For planned events like product launches, brief creators at least two to three weeks in advance to allow time for product familiarization, technical setup, and contract finalization. For reactive cultural moments, you should have pre-approved creator relationships and templated briefs ready to activate within 24 to 48 hours of the trigger event occurring.
Does FTC disclosure apply to reaction livestreams?
Yes. If a creator is paid, gifted, or has any material connection to the brand, FTC guidelines require clear and conspicuous disclosure. For livestreams, this means verbal disclosure at the start of the stream and at regular intervals, plus on-screen text. A pinned comment alone does not satisfy the requirement. Review the current FTC endorsement guidelines directly at ftc.gov for the most current standards.
How do you handle competitor mentions in a reaction livestream brief?
Include a specific response card in the brief that defines approved talking points, prohibits unverified comparative performance claims, and outlines the escalation protocol if the creator receives chat questions about competitors. Frame the guardrails as protecting the creator’s credibility, not just the brand’s legal exposure. Creators respond better to guardrails when they understand the rationale.
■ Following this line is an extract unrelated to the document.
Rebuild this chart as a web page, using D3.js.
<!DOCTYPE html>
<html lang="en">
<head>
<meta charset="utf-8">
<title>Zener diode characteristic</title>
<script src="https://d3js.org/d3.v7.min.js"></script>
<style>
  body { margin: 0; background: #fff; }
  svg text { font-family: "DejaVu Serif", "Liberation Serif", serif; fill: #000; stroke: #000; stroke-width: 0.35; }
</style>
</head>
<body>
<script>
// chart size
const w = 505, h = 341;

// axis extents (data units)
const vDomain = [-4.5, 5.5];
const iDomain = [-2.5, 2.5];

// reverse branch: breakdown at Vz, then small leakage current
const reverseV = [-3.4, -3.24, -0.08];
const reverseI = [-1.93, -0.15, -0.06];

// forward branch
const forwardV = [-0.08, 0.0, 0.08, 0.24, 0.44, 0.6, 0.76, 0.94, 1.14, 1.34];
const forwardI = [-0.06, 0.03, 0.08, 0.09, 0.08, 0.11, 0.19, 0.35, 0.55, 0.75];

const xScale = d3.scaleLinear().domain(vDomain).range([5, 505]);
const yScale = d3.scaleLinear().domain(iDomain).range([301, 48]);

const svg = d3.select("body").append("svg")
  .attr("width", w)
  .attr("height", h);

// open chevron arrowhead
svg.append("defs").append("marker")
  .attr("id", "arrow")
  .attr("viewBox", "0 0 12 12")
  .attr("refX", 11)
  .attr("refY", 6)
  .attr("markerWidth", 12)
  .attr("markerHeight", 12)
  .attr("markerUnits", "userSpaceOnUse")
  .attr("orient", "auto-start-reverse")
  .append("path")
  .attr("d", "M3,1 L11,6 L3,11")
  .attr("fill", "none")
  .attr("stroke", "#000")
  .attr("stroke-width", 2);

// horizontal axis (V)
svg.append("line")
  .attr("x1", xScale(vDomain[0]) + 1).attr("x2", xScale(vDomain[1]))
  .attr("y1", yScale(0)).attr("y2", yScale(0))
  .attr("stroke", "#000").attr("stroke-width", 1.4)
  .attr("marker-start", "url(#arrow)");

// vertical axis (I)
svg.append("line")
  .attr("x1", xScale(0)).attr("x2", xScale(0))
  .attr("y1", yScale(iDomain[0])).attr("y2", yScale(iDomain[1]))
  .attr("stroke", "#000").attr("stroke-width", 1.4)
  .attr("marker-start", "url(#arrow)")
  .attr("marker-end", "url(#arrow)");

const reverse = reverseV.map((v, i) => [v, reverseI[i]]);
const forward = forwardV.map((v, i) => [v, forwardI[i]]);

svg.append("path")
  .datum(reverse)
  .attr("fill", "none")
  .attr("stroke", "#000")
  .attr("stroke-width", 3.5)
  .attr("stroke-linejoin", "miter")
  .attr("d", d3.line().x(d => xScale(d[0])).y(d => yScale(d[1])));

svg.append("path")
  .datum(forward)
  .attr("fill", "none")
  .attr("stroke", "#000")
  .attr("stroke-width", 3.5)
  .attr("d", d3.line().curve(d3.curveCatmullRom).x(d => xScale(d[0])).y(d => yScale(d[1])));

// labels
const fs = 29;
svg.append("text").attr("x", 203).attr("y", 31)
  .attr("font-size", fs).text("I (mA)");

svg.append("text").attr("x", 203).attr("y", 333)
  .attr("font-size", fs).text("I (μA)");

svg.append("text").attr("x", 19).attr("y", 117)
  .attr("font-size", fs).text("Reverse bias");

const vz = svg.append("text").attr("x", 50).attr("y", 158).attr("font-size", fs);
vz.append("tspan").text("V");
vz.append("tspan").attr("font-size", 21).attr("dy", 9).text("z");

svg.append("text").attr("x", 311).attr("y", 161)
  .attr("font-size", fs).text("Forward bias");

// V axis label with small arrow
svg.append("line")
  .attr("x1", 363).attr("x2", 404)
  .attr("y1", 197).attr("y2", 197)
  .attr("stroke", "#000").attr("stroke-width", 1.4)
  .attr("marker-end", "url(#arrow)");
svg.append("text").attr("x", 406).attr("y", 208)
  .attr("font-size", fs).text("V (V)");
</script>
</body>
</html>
What platforms are most effective for reaction livestream commerce?
TikTok Live currently leads on in-stream commerce conversion, particularly for consumer goods and beauty categories. YouTube Live offers superior clip longevity and higher average viewer dwell time. Instagram Live performs best for brands with highly engaged, smaller-scale creator partners. Twitch is worth considering for tech, gaming, and lifestyle brands targeting male-skewing 18-34 audiences.
Can reaction livestream content be repurposed after the live event?
Yes, and it should be planned for from the brief stage. Clip rights, music licensing, and third-party content inclusion all need to be addressed contractually before the stream. The most valuable clips are typically the genuine reaction moments and the commerce integration sequences, which perform strongly as short-form content on TikTok, Reels, and YouTube Shorts in the 72 hours following the live event.